Harvard’s comeback win, combined with the Crimson women’s team triumph one week earlier in a 5-4 Howe Cup final-round win over a Trinity team that had convincingly (7-2) won the Trinity-Harvard dual meet, gave the Harvard program and its incredibly successful head coach Mike Way a fourth consecutive Potter/Howe Cup “double,” tying the record established by the Harvard men’s and women’s squash teams from 1994-97 under head coach Bill Doyle. No other college coach has guided both a school’s men’s and women’s team to the national team championship in the same season even once. Both of Harvard’s 2023 national titles were earned in finals that were rivetingly hard-fought and close. Four of the nine matches in the Potter Cup final went to a fifth game, the scores of three of those fifth games were 11-9, one other match (Nassar’s 13-11 fourth-game win over Crowne) ended with a two-point close-out game as well, and, perhaps most significantly of all, in two of Harvard’s wins, its player had to save at least one match ball against him. Similarly, Harvard’s women’s team members had to “flip” three of the matches they had lost in the dual meet and all three of those matches went five games, with one of those fifth games having to be resolved in a 12-10 tiebreaker  and another coming after the Harvard player (Brecon Welch) had fallen behind, two games to one. Both the Potter Cup and Howe Cup final-round summits came down to the No. 1 match, in which both Tarek and his women’s-team counterpart Marina Stefanoni (over Jana Safy) came through.

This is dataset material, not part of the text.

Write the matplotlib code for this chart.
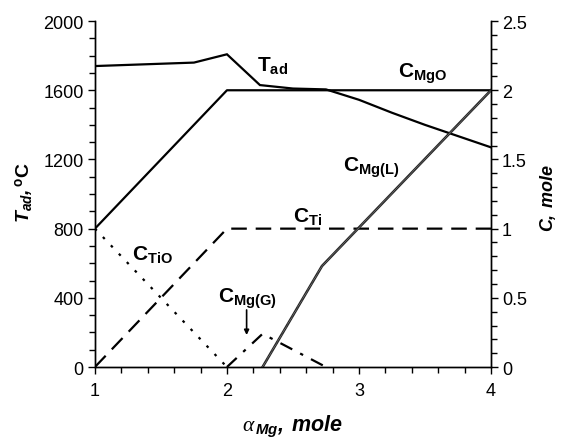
import matplotlib
matplotlib.use("Agg")
import matplotlib.pyplot as plt
from matplotlib.ticker import MultipleLocator, FuncFormatter

plt.rcParams['font.family'] = ['Liberation Sans', 'DejaVu Sans']
plt.rcParams['mathtext.fontset'] = 'custom'
plt.rcParams['mathtext.rm'] = 'Liberation Sans'
plt.rcParams['mathtext.bf'] = 'Liberation Sans:bold'
plt.rcParams['mathtext.it'] = 'Liberation Serif:italic'
plt.rcParams['mathtext.bfit'] = 'Liberation Sans:bold:italic'

# ---- data ----
tad_x = [1.0, 1.75, 2.0, 2.25, 2.5, 2.75, 3.0, 3.25, 3.5, 3.75, 4.0]
tad_y = [1740, 1760, 1808, 1630, 1610, 1605, 1545, 1470, 1400, 1335, 1270]

mgo_x = [1.0, 1.75, 2.0, 4.0]
mgo_c = [1.0, 1.75, 2.0, 2.0]

ti_x = [1.0, 2.0, 4.0]
ti_c = [0.0, 1.0, 1.0]

tio_x = [1.0, 2.0]
tio_c = [1.0, 0.0]

mgg_x = [2.0, 2.27, 2.75]
mgg_c = [0.0, 0.24, 0.0]

mgl_x = [2.27, 2.72, 4.0]
mgl_c = [0.0, 0.73, 2.0]

fig = plt.figure(figsize=(5.65, 4.39), dpi=100)
ax = fig.add_axes([0.168, 0.1617, 0.701, 0.788])
ax2 = ax.twinx()

ax.set_xlim(1, 4)
ax.set_ylim(0, 2000)
ax2.set_ylim(0, 2.5)

lw = 1.6
ax.plot(tad_x, tad_y, color='black', lw=lw, solid_joinstyle='miter')
ax2.plot(mgo_x, mgo_c, color='black', lw=lw)
ax2.plot(ti_x, ti_c, color='black', lw=lw, linestyle=(0, (7, 4)))
ax2.plot(tio_x, tio_c, color='black', lw=lw, linestyle=(0, (1.2, 4.0)))
ax2.plot(mgg_x, mgg_c, color='black', lw=lw, linestyle=(0, (6, 4, 1.5, 4)))
ax2.plot(mgl_x, mgl_c, color='0.15', lw=1.9)
ax2.plot(mgl_x, mgl_c, color='white', lw=0.45, linestyle=(0, (0.7, 1.4)))

# ticks
for a in (ax, ax2):
    a.tick_params(which='major', length=5, width=1, labelsize=13, pad=3)
    a.tick_params(which='minor', length=4, width=1)
    for s in a.spines.values():
        s.set_linewidth(1.0)
    a.spines['top'].set_visible(False)

ax.xaxis.set_major_locator(MultipleLocator(1))
ax.xaxis.set_minor_locator(MultipleLocator(0.2))
ax.yaxis.set_major_locator(MultipleLocator(400))
ax.yaxis.set_minor_locator(MultipleLocator(100))
ax2.yaxis.set_major_locator(MultipleLocator(0.5))
ax2.yaxis.set_minor_locator(MultipleLocator(0.1))
ax2.yaxis.set_major_formatter(FuncFormatter(lambda v, p: ('%g' % v)))
ax.tick_params(axis='x', pad=6)

# axis labels
fig.text(25/565, 1-193/439, r'$\mathbfit{T}_{\mathbfit{ad}}\mathbfit{,}\,^{\mathbf{o}}\mathbf{C}$',
         rotation=90, ha='center', va='center', fontsize=14)
fig.text(548/565, 1-198/439, r'$\mathbfit{C,\ mole}$',
         rotation=90, ha='center', va='center', fontsize=13)
fig.text(293/565, 1-426/439, r'$\alpha_{\,\mathbfit{Mg}}\mathbfit{,\ mole}$',
         ha='center', va='center', fontsize=15.5)

# curve labels
def lab(x, y, main, sub):
    ax.text(x, y, r'$\mathbf{%s}_{\mathbf{%s}}$' % (main, sub), fontsize=15,
            ha='left', va='center')

lab(2.227, 1750, 'T', 'ad')
lab(3.295, 1698, 'C', 'MgO')
lab(2.88, 1155, 'C', 'Mg(L)')
lab(2.50, 878, 'C', 'Ti')
lab(1.28, 659, 'C', 'TiO')
lab(1.93, 399, 'C', 'Mg(G)')

ax.annotate('', xy=(2.149, 185), xytext=(2.149, 330),
            arrowprops=dict(arrowstyle='-|>', color='black', lw=1.2,
                            mutation_scale=7, shrinkA=0, shrinkB=0))

fig.savefig('out.png', dpi=100)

There were milestones everywhere one looked, as befits the fact that the 2022-23 season marked both the 100-year anniversary of the first-ever college squash match (in which Harvard’s men’s team prevailed 4-1 over Yale at the Racquet & Tennis Club in midtown Manhattan in February 1923) and 35 years since the 1988 postseason tournament, the last time that it was held as a six-man, three-flight event before being modified into its current full nine-man team tournament beginning in 1989. Harvard’s 2023 Potter Cup win was its fifth under Coach Way to go along with the 10 Howe Cup crowns his women’s teams have annexed (hence 15 national team championships overall). Last, this past season constituted the 10th straight year in which the Harvard coaching staff --- consisting of Head Coach Way, Associate Head Coach Hameed Ahmed, Assistant Coach/Recruiting Coordinator Luke Hammond and Assistant Coach/Fitness Beth Zeitlin --- has remained intact, providing a level of stability and continuity whose importance in perpetuating the program’s success is often overlooked but exceedingly substantial.


 
Rob Dinerman has covered college squash extensively for more than two decades and he is the author of A History Of Harvard Squash, 1922-2010 and A History Of Harvard Squash During The Mike Way Coaching Era (2010-21).